The settlement — led by five insurance trade associations — allows for California Insurance Commissioner Dave Jones to keep “a public list of businesses involved in volatile sectors of the Iranian economy,” according to a release by the industry group. Meanwhile, the commissioner is permitted to continue to review and publicize the names of insurance companies that invest in businesses with interests in Iran.
California Insurance Commissioner Dave Jones announced the settlement late last week. The settlement stemmed from a 2009 initiative led by Steve Poizner, Jones’ predecessor, who threatened to penalize insurance companies that invest in companies doing business in Iran. Insurance companies asserted that Poizner’s anti-Iran initiative was illegal. Subsequently, Poizner sued a state agency, the Office of Administrative Law. The settlement with the California commissioner now allows the Department of Insurance to share its information over Iran with the federal government.

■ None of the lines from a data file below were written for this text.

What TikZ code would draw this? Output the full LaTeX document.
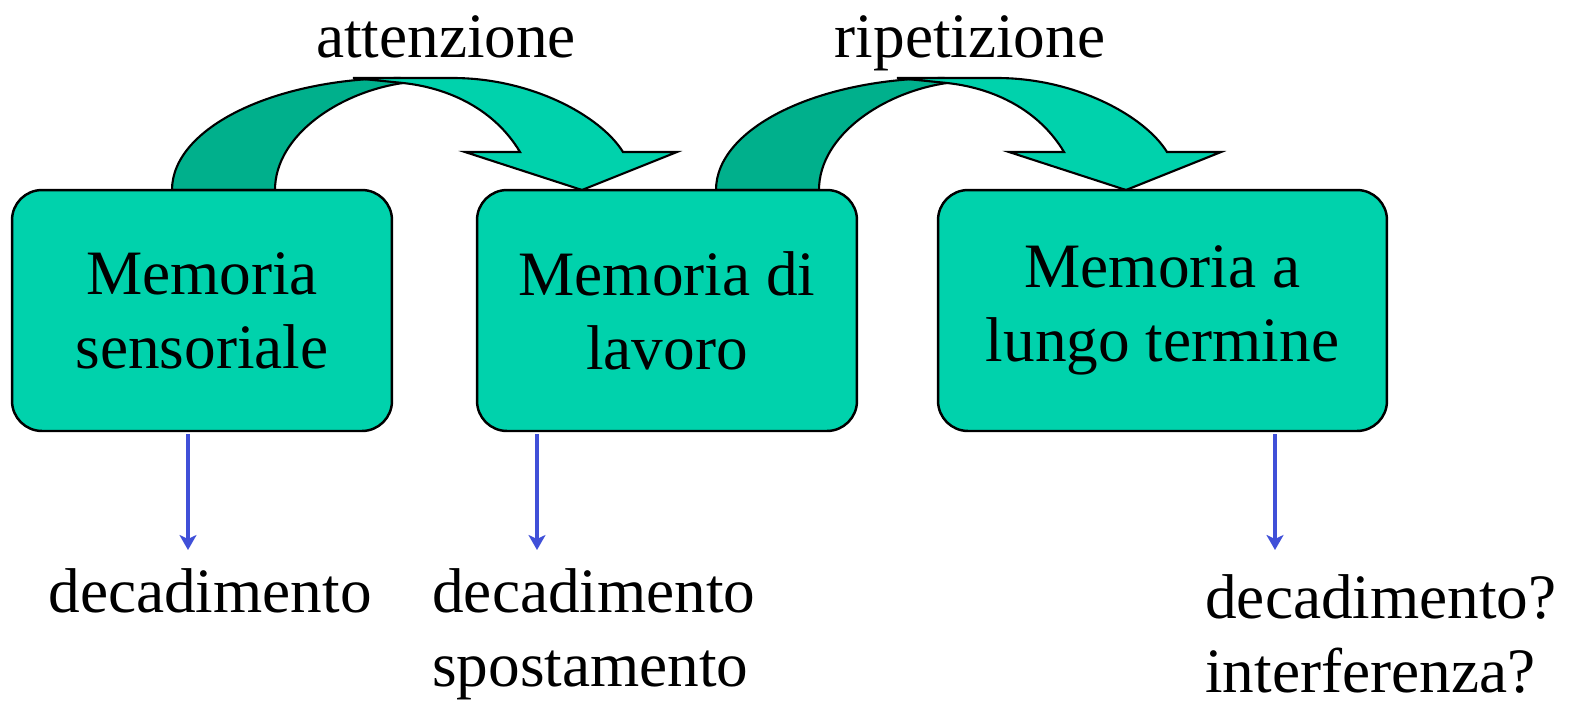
\documentclass[tikz,border=0pt]{standalone}
\usepackage{fontspec}
\setmainfont{Liberation Serif}
\usetikzlibrary{arrows.meta}

\definecolor{boxgreen}{HTML}{00D2AC}
\definecolor{backgreen}{HTML}{00B08C}
\definecolor{decayblue}{HTML}{4050D8}

\begin{document}
\begin{tikzpicture}[
    x=0.02cm, y=-0.02cm,
    memory/.style={draw, line width=1.4pt, fill=boxgreen, rounded corners=0.6cm,
        minimum height=4.82cm, align=center, font=\fontsize{36}{42}\selectfont},
    label/.style={inner sep=0pt, font=\fontsize{36}{42}\selectfont},
    bentfront/.style={draw, line width=1.2pt, fill=boxgreen, line join=miter},
    bentback/.style={draw, line width=1.2pt, fill=backgreen},
    decay/.style={-{Stealth[length=0.3cm, width=0.34cm, inset=0.08cm]}, line width=2.8pt, decayblue},
]
\useasboundingbox (0,0) rectangle (1571,704);

% Bent arrows
\foreach \dx in {0,544} {
\begin{scope}[shift={(\dx,0)}]
\path[bentback] (172,190) .. controls (172,128) and (274,78) .. (400,78)
    -- (403,83) .. controls (340,92) and (275,135) .. (275,190) -- cycle;
\path[bentfront] (353,78) -- (453,78) .. controls (530,78) and (600,115) .. (623,152)
    -- (677,152) -- (582,190) -- (465,152) -- (520,152)
    .. controls (495,110) and (450,88) .. (403,83) -- cycle;
\end{scope}
}

% Nodes
\node[memory, minimum width=7.6cm] (m1) at (202,310.5) {Memoria\\sensoriale};
\node[memory, minimum width=7.6cm] (m2) at (667,310.5) {Memoria di\\lavoro};
\node[memory, minimum width=8.98cm] (m3) at (1162.5,310.5) {Memoria a\\lungo termine};

\node[label, anchor=base] (att) at (446,57) {attenzione};
\node[label, anchor=base] (rip) at (970,57) {ripetizione};

\node[label, anchor=base] (dec1) at (210,612) {decadimento};
\node[label, anchor=north west, align=left] (dec2) at (432,568) {decadimento\\spostamento};
\node[label, anchor=north west, align=left] (dec3) at (1205,574) {decadimento?\\interferenza?};

\coordinate (d1) at (188,550);
\coordinate (d2) at (537,550);
\coordinate (d3) at (1275,550);

% Edges
\draw[decay] (m1.south -| d1) ++(0,2) -- (d1);
\draw[decay] (m2.south -| d2) ++(0,2) -- (d2);
\draw[decay] (m3.south -| d3) ++(0,2) -- (d3);

\end{tikzpicture}
\end{document}
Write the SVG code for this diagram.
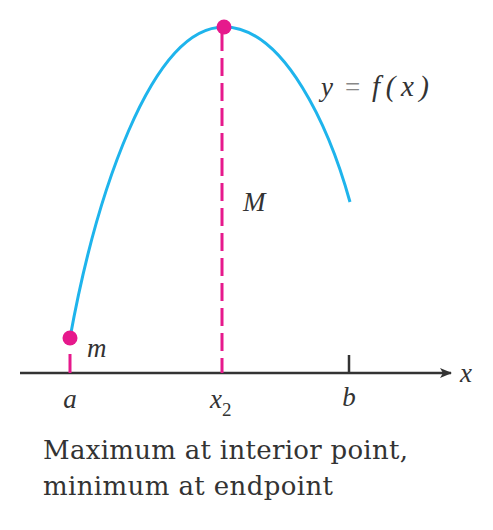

“We continue to emphasize that these investments are legal under both state and federal law,” a release written by the five insurance trade associations said. “We also believe supervision of insurers’ lawful foreign investments must remain uniform and is best administered at the federal level so that the United States can effectively respond to international challenges.”
The trade associations that challenged the Department of Insurance’s regulation regarding Iran-related investments were the American Council of Life Insurers; the American Insurance Association; the Association of California Insurance Companies; the Association of California Life and Health Insurance Companies; and the Personal Insurance Federation of California.
Worries over business with Iran have becoming more forceful in recent years. In May, California Public Employees’ Retirement System (CalPERS) asserted that it plans to shed the rest of its Sudan and Iran-linked holdings. The move was in response to strong sanctions adopted in 2010 by the federal government, the United Nations, and European Union, which started the withdrawal of several large multi-national oil and energy companies from Iran and Sudan.
Other funds have faced mounting pressure to exit holdings of Iran. In August 2010, Massachusetts Governor Deval Patrick signed legislation that will force the state pension fund to divest from companies supporting Iran’s oil industry. According to the legislation, the Massachusetts Pension Reserve Investment Board (MassPRIM) – which manages roughly $42 billion on behalf of public entities in the Bay State – had one year in which to hire an independent research firm to conduct a study of its holdings and divest from any companies that invest in the Iranian oil industry. Additionally, the law stipulated that the MassPRIM board update the list of prohibited companies on a quarterly basis.